The records below are to be copied word for word, with every picture left out.

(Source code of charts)
● ● ● ● ●

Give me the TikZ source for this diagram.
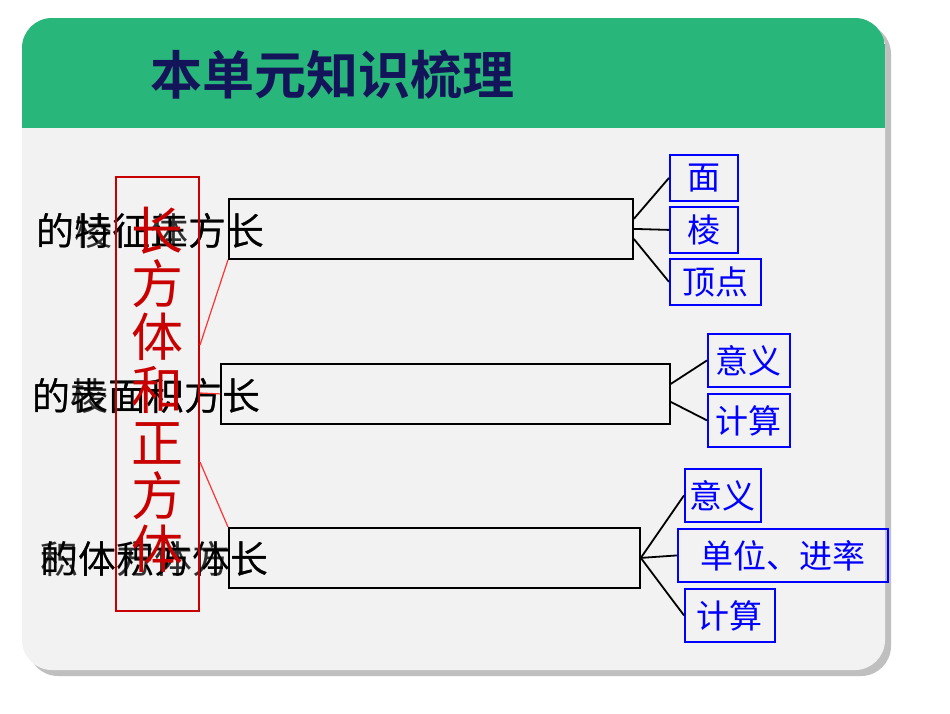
\documentclass[tikz,border=0pt]{standalone}
\usepackage{fontspec}
\newfontfamily\cjk{Noto Sans CJK SC}
\newfontfamily\cjkb{Noto Sans CJK SC}[BoldFont={* Bold}]
\begin{document}
\begin{tikzpicture}[x=1pt,y=-1pt,
  blk/.style={draw=black,line width=1.8pt},
  bbox/.style={draw=blue,line width=1.8pt,text=blue,font=\cjk\fontsize{33}{33}\selectfont,inner sep=1pt,anchor=north west,minimum height=46pt},
  ltxt/.style={font=\cjk\fontsize{38}{38}\selectfont,anchor=west,inner sep=0pt},
  con/.style={draw=black,line width=1.8pt},
  rcon/.style={draw=red!80,line width=1.2pt}]
\useasboundingbox (0,0) rectangle (950,713);
\fill[white] (0,0) rectangle (950,713);
\fill[black!25,rounded corners=30pt] (28,24) rectangle (891,676);
\fill[black!5,rounded corners=30pt] (22,18) rectangle (885,670);
\begin{scope}
\clip[rounded corners=30pt] (22,18) rectangle (885,670);
\fill[fill={rgb,255:red,40;green,182;blue,122}] (22,18) rectangle (885,128);
\end{scope}
\node[font=\cjkb\bfseries\fontsize{52}{52}\selectfont,text={rgb,255:red,20;green,20;blue,90},anchor=west,inner sep=0pt] (title) at (150,75) {本单元知识梳理};
% black boxes
\node[blk,minimum width=404pt,minimum height=60pt,anchor=north west] (r1) at (228,198) {};
\node[blk,minimum width=449pt,minimum height=60pt,anchor=north west] (r2) at (220,363) {};
\node[blk,minimum width=411pt,minimum height=60pt,anchor=north west] (r3) at (228,527) {};
% left overlapped texts
\node[ltxt] (t1a) at (36,231) {的特征正方长};
\node[ltxt,opacity=0.8] (t1b) at (36,231) {的棱征体方长};
\node[ltxt] (t2a) at (32,396) {的表面积方长};
\node[ltxt,opacity=0.8] (t2b) at (32,396) {的棱面积方长};
\node[ltxt] (t3a) at (40,559) {的体积方体长};
\node[ltxt,opacity=0.8] (t3b) at (40,559) {积体方体方长};
% red box
\node[draw={rgb,255:red,200;green,0;blue,0},line width=2pt,minimum width=83pt,minimum height=434pt,anchor=north west] (rb) at (115,176) {};
\node[text={rgb,255:red,200;green,0;blue,0},font=\cjk\fontsize{52}{53}\selectfont,align=center,inner sep=0pt] (rt) at (157,390) {长\\方\\体\\和\\正\\方\\体};
\draw[rcon] (rb.east |- 0,345) coordinate (c1) -- (r1.south west);
\draw[rcon] (rb.east |- 0,393) coordinate (c2) -- (r2.west);
\draw[rcon] (rb.east |- 0,462) coordinate (c3) -- (r3.north west);
% blue boxes
\node[bbox,minimum width=68pt] (a1) at (669,154) {面};
\node[bbox,minimum width=68pt] (a2) at (669,206) {棱};
\node[bbox,minimum width=91pt] (a3) at (669,258) {顶点};
\node[bbox,minimum width=82pt,minimum height=53pt] (b1) at (707,333) {意义};
\node[bbox,minimum width=82pt,minimum height=53pt] (b2) at (707,393) {计算};
\node[bbox,minimum width=76pt,minimum height=53pt] (c1b) at (684,468) {意义};
\node[bbox,minimum width=210pt,minimum height=53pt] (c2b) at (677,528) {单位、进率};
\node[bbox,minimum width=90pt,minimum height=53pt] (c3b) at (684,588) {计算};
\draw[con] (r1.east) ++(0,-10) -- (a1.west);
\draw[con] (r1.east) -- (a2.west);
\draw[con] (r1.east) ++(0,10) -- (a3.west);
\draw[con] (r2.east) ++(0,-10) -- (b1.west);
\draw[con] (r2.east) ++(0,8) -- (b2.west);
\draw[con] (r3.east) -- (c1b.west);
\draw[con] (r3.east) -- (c2b.west);
\draw[con] (r3.east) -- (c3b.west);
\end{tikzpicture}
\end{document}
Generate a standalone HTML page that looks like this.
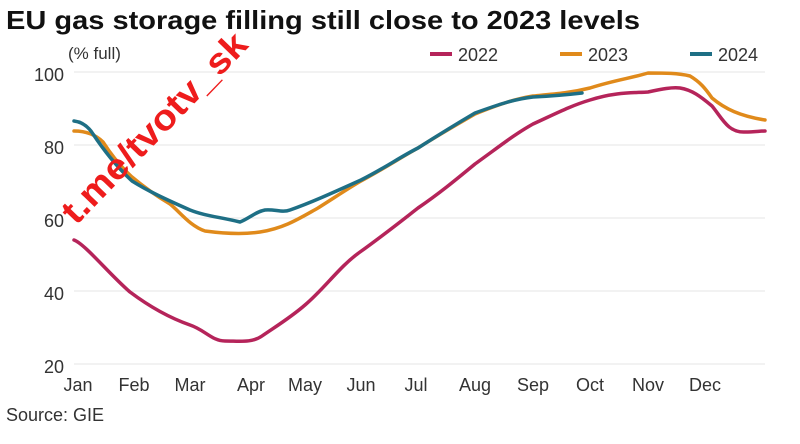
<!DOCTYPE html>
<html><head><meta charset="utf-8"><style>
body{margin:0;background:#fff;width:800px;height:439px;overflow:hidden;font-family:"Liberation Sans",sans-serif}
</style></head><body>
<svg width="800" height="439" xmlns="http://www.w3.org/2000/svg" font-family="Liberation Sans, sans-serif">
<text x="6" y="29" font-size="26" font-weight="bold" fill="#111" textLength="634" lengthAdjust="spacingAndGlyphs">EU gas storage filling still close to 2023 levels</text>
<text x="68" y="59" font-size="17" fill="#333">(% full)</text>
<g stroke="#e6e6e6" stroke-width="1">
<line x1="74" x2="765" y1="72" y2="72"/><line x1="74" x2="765" y1="145" y2="145"/><line x1="74" x2="765" y1="218" y2="218"/><line x1="74" x2="765" y1="291" y2="291"/><line x1="74" x2="765" y1="364" y2="364"/>
</g>
<g font-size="18" fill="#333" text-anchor="end">
<text x="64" y="81">100</text><text x="64" y="154">80</text><text x="64" y="227">60</text><text x="64" y="300">40</text><text x="64" y="373">20</text>
</g>
<g font-size="18" fill="#333" text-anchor="middle">
<text x="78" y="391">Jan</text><text x="134" y="391">Feb</text><text x="190" y="391">Mar</text><text x="251" y="391">Apr</text><text x="305" y="391">May</text><text x="361" y="391">Jun</text><text x="416" y="391">Jul</text><text x="475" y="391">Aug</text><text x="533" y="391">Sep</text><text x="590" y="391">Oct</text><text x="648" y="391">Nov</text><text x="705" y="391">Dec</text>
</g>
<text x="6" y="421" font-size="18" fill="#333">Source: GIE</text>
<g font-size="18" fill="#333">
<line x1="430" x2="452" y1="54" y2="54" stroke="#b5245a" stroke-width="4"/><text x="458" y="61">2022</text>
<line x1="560" x2="582" y1="54" y2="54" stroke="#e08a1b" stroke-width="4"/><text x="588" y="61">2023</text>
<line x1="690" x2="712" y1="54" y2="54" stroke="#1e6f85" stroke-width="4"/><text x="718" y="61">2024</text>
</g>
<g fill="none" stroke-width="3.5" stroke-linejoin="round" stroke-linecap="round">
<path stroke="#b5245a" d="M74,240 C85,244 110,275 130,292 C150,307 170,318 190,325 C205,330 212,341 225,341 C240,341 252,343 262,336 C275,327 290,318 305,305 C325,288 340,266 360,252 C385,234 400,222 418,208 C440,193 458,178 475,164 C500,146 515,134 533,124 C555,114 570,106 590,100 C615,92 632,93 648,92 C662,89 672,87 680,88 C692,90 700,96 712,106 C722,118 728,133 745,132 C755,132 760,131 765,131"/>
<path stroke="#e08a1b" d="M74,131 C85,131 95,134 103,142 C112,156 122,168 132,177 C145,188 160,198 170,204 C180,212 190,226 205,231 C220,233 240,235 260,232 C285,228 300,218 318,208 C340,194 352,186 361,181 C385,168 400,158 418,148 C440,134 458,124 475,114 C500,104 515,99 533,96 C555,94 570,93 590,88 C615,80 632,78 648,73 C665,73 678,73 690,76 C700,82 705,88 712,98 C725,109 740,116 765,120"/>
<path stroke="#1e6f85" d="M74,121 C82,122 88,126 93,134 C105,152 118,168 132,181 C148,191 165,199 190,210 C205,216 220,217 240,222 C250,218 255,212 265,210 C275,209 282,213 290,210 C310,203 330,194 361,180 C385,168 400,157 418,148 C440,134 458,123 475,113 C500,104 515,99 533,97 C552,96 565,95 582,93"/>
</g>
<text transform="translate(76,226) rotate(-46)" font-size="36" font-weight="bold" fill="#ee1c1c" textLength="250" lengthAdjust="spacingAndGlyphs">t.me/tvotv_sk</text>
</svg>
</body></html>
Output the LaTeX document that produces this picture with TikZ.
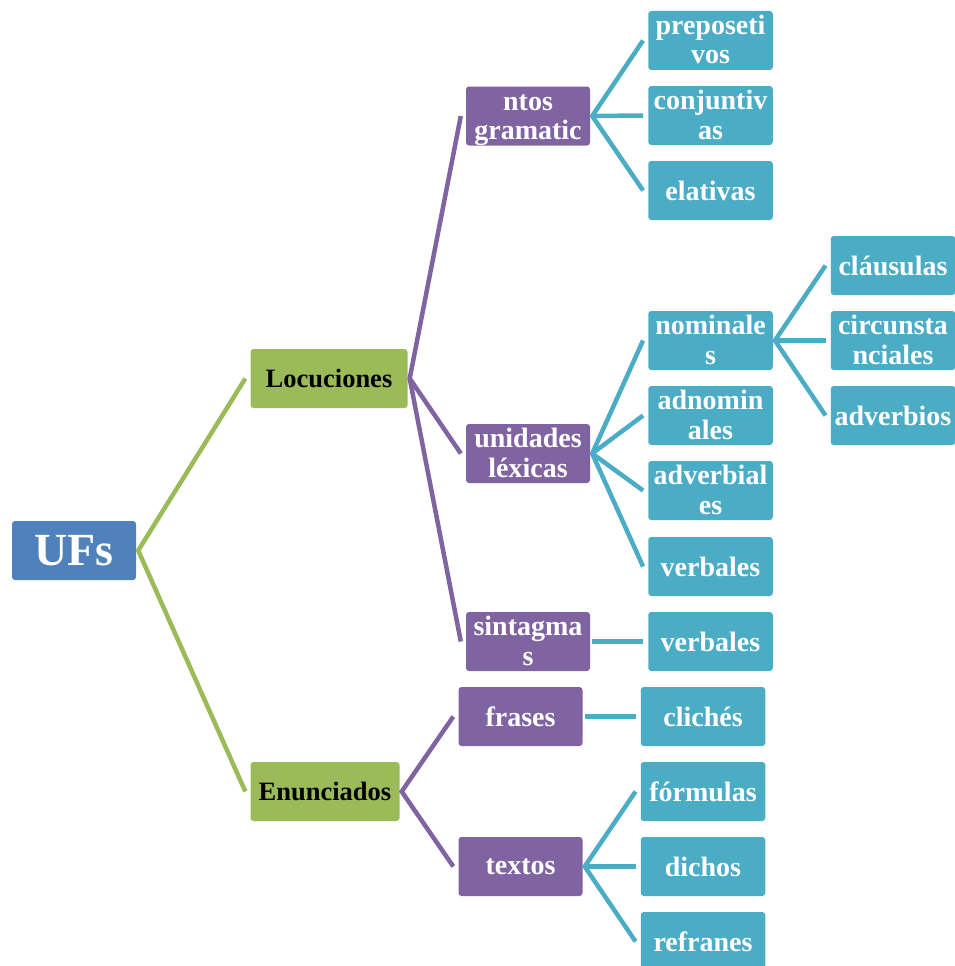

● ● ● ● ●

The result:
Give me the TikZ source for this diagram.
\documentclass[tikz,border=0pt]{standalone}
\usepackage{fontspec}
\newfontfamily\cjk{Noto Sans CJK SC}
\newfontfamily\cjkb{Noto Sans CJK SC}[BoldFont={* Bold}]
\begin{document}
\begin{tikzpicture}[x=1pt,y=-1pt,
  blk/.style={draw=black,line width=1.8pt},
  bbox/.style={draw=blue,line width=1.8pt,text=blue,font=\cjk\fontsize{33}{33}\selectfont,inner sep=1pt,anchor=north west,minimum height=46pt},
  ltxt/.style={font=\cjk\fontsize{38}{38}\selectfont,anchor=west,inner sep=0pt},
  con/.style={draw=black,line width=1.8pt},
  rcon/.style={draw=red!80,line width=1.2pt}]
\useasboundingbox (0,0) rectangle (950,713);
\fill[white] (0,0) rectangle (950,713);
\fill[black!25,rounded corners=30pt] (28,24) rectangle (891,676);
\fill[black!5,rounded corners=30pt] (22,18) rectangle (885,670);
\begin{scope}
\clip[rounded corners=30pt] (22,18) rectangle (885,670);
\fill[fill={rgb,255:red,40;green,182;blue,122}] (22,18) rectangle (885,128);
\end{scope}
\node[font=\cjkb\bfseries\fontsize{52}{52}\selectfont,text={rgb,255:red,20;green,20;blue,90},anchor=west,inner sep=0pt] (title) at (150,75) {本单元知识梳理};
% black boxes
\node[blk,minimum width=404pt,minimum height=60pt,anchor=north west] (r1) at (228,198) {};
\node[blk,minimum width=449pt,minimum height=60pt,anchor=north west] (r2) at (220,363) {};
\node[blk,minimum width=411pt,minimum height=60pt,anchor=north west] (r3) at (228,527) {};
% left overlapped texts
\node[ltxt] (t1a) at (36,231) {的特征正方长};
\node[ltxt,opacity=0.8] (t1b) at (36,231) {的棱征体方长};
\node[ltxt] (t2a) at (32,396) {的表面积方长};
\node[ltxt,opacity=0.8] (t2b) at (32,396) {的棱面积方长};
\node[ltxt] (t3a) at (40,559) {的体积方体长};
\node[ltxt,opacity=0.8] (t3b) at (40,559) {积体方体方长};
% red box
\node[draw={rgb,255:red,200;green,0;blue,0},line width=2pt,minimum width=83pt,minimum height=434pt,anchor=north west] (rb) at (115,176) {};
\node[text={rgb,255:red,200;green,0;blue,0},font=\cjk\fontsize{52}{53}\selectfont,align=center,inner sep=0pt] (rt) at (157,390) {长\\方\\体\\和\\正\\方\\体};
\draw[rcon] (rb.east |- 0,345) coordinate (c1) -- (r1.south west);
\draw[rcon] (rb.east |- 0,393) coordinate (c2) -- (r2.west);
\draw[rcon] (rb.east |- 0,462) coordinate (c3) -- (r3.north west);
% blue boxes
\node[bbox,minimum width=68pt] (a1) at (669,154) {面};
\node[bbox,minimum width=68pt] (a2) at (669,206) {棱};
\node[bbox,minimum width=91pt] (a3) at (669,258) {顶点};
\node[bbox,minimum width=82pt,minimum height=53pt] (b1) at (707,333) {意义};
\node[bbox,minimum width=82pt,minimum height=53pt] (b2) at (707,393) {计算};
\node[bbox,minimum width=76pt,minimum height=53pt] (c1b) at (684,468) {意义};
\node[bbox,minimum width=210pt,minimum height=53pt] (c2b) at (677,528) {单位、进率};
\node[bbox,minimum width=90pt,minimum height=53pt] (c3b) at (684,588) {计算};
\draw[con] (r1.east) ++(0,-10) -- (a1.west);
\draw[con] (r1.east) -- (a2.west);
\draw[con] (r1.east) ++(0,10) -- (a3.west);
\draw[con] (r2.east) ++(0,-10) -- (b1.west);
\draw[con] (r2.east) ++(0,8) -- (b2.west);
\draw[con] (r3.east) -- (c1b.west);
\draw[con] (r3.east) -- (c2b.west);
\draw[con] (r3.east) -- (c3b.west);
\end{tikzpicture}
\end{document}
Generate a standalone HTML page that looks like this.
<!DOCTYPE html>
<html><head><meta charset="utf-8"><style>
body{margin:0;background:#fff;width:800px;height:439px;overflow:hidden;font-family:"Liberation Sans",sans-serif}
</style></head><body>
<svg width="800" height="439" xmlns="http://www.w3.org/2000/svg" font-family="Liberation Sans, sans-serif">
<text x="6" y="29" font-size="26" font-weight="bold" fill="#111" textLength="634" lengthAdjust="spacingAndGlyphs">EU gas storage filling still close to 2023 levels</text>
<text x="68" y="59" font-size="17" fill="#333">(% full)</text>
<g stroke="#e6e6e6" stroke-width="1">
<line x1="74" x2="765" y1="72" y2="72"/><line x1="74" x2="765" y1="145" y2="145"/><line x1="74" x2="765" y1="218" y2="218"/><line x1="74" x2="765" y1="291" y2="291"/><line x1="74" x2="765" y1="364" y2="364"/>
</g>
<g font-size="18" fill="#333" text-anchor="end">
<text x="64" y="81">100</text><text x="64" y="154">80</text><text x="64" y="227">60</text><text x="64" y="300">40</text><text x="64" y="373">20</text>
</g>
<g font-size="18" fill="#333" text-anchor="middle">
<text x="78" y="391">Jan</text><text x="134" y="391">Feb</text><text x="190" y="391">Mar</text><text x="251" y="391">Apr</text><text x="305" y="391">May</text><text x="361" y="391">Jun</text><text x="416" y="391">Jul</text><text x="475" y="391">Aug</text><text x="533" y="391">Sep</text><text x="590" y="391">Oct</text><text x="648" y="391">Nov</text><text x="705" y="391">Dec</text>
</g>
<text x="6" y="421" font-size="18" fill="#333">Source: GIE</text>
<g font-size="18" fill="#333">
<line x1="430" x2="452" y1="54" y2="54" stroke="#b5245a" stroke-width="4"/><text x="458" y="61">2022</text>
<line x1="560" x2="582" y1="54" y2="54" stroke="#e08a1b" stroke-width="4"/><text x="588" y="61">2023</text>
<line x1="690" x2="712" y1="54" y2="54" stroke="#1e6f85" stroke-width="4"/><text x="718" y="61">2024</text>
</g>
<g fill="none" stroke-width="3.5" stroke-linejoin="round" stroke-linecap="round">
<path stroke="#b5245a" d="M74,240 C85,244 110,275 130,292 C150,307 170,318 190,325 C205,330 212,341 225,341 C240,341 252,343 262,336 C275,327 290,318 305,305 C325,288 340,266 360,252 C385,234 400,222 418,208 C440,193 458,178 475,164 C500,146 515,134 533,124 C555,114 570,106 590,100 C615,92 632,93 648,92 C662,89 672,87 680,88 C692,90 700,96 712,106 C722,118 728,133 745,132 C755,132 760,131 765,131"/>
<path stroke="#e08a1b" d="M74,131 C85,131 95,134 103,142 C112,156 122,168 132,177 C145,188 160,198 170,204 C180,212 190,226 205,231 C220,233 240,235 260,232 C285,228 300,218 318,208 C340,194 352,186 361,181 C385,168 400,158 418,148 C440,134 458,124 475,114 C500,104 515,99 533,96 C555,94 570,93 590,88 C615,80 632,78 648,73 C665,73 678,73 690,76 C700,82 705,88 712,98 C725,109 740,116 765,120"/>
<path stroke="#1e6f85" d="M74,121 C82,122 88,126 93,134 C105,152 118,168 132,181 C148,191 165,199 190,210 C205,216 220,217 240,222 C250,218 255,212 265,210 C275,209 282,213 290,210 C310,203 330,194 361,180 C385,168 400,157 418,148 C440,134 458,123 475,113 C500,104 515,99 533,97 C552,96 565,95 582,93"/>
</g>
<text transform="translate(76,226) rotate(-46)" font-size="36" font-weight="bold" fill="#ee1c1c" textLength="250" lengthAdjust="spacingAndGlyphs">t.me/tvotv_sk</text>
</svg>
</body></html>
Output the LaTeX document that produces this picture with TikZ.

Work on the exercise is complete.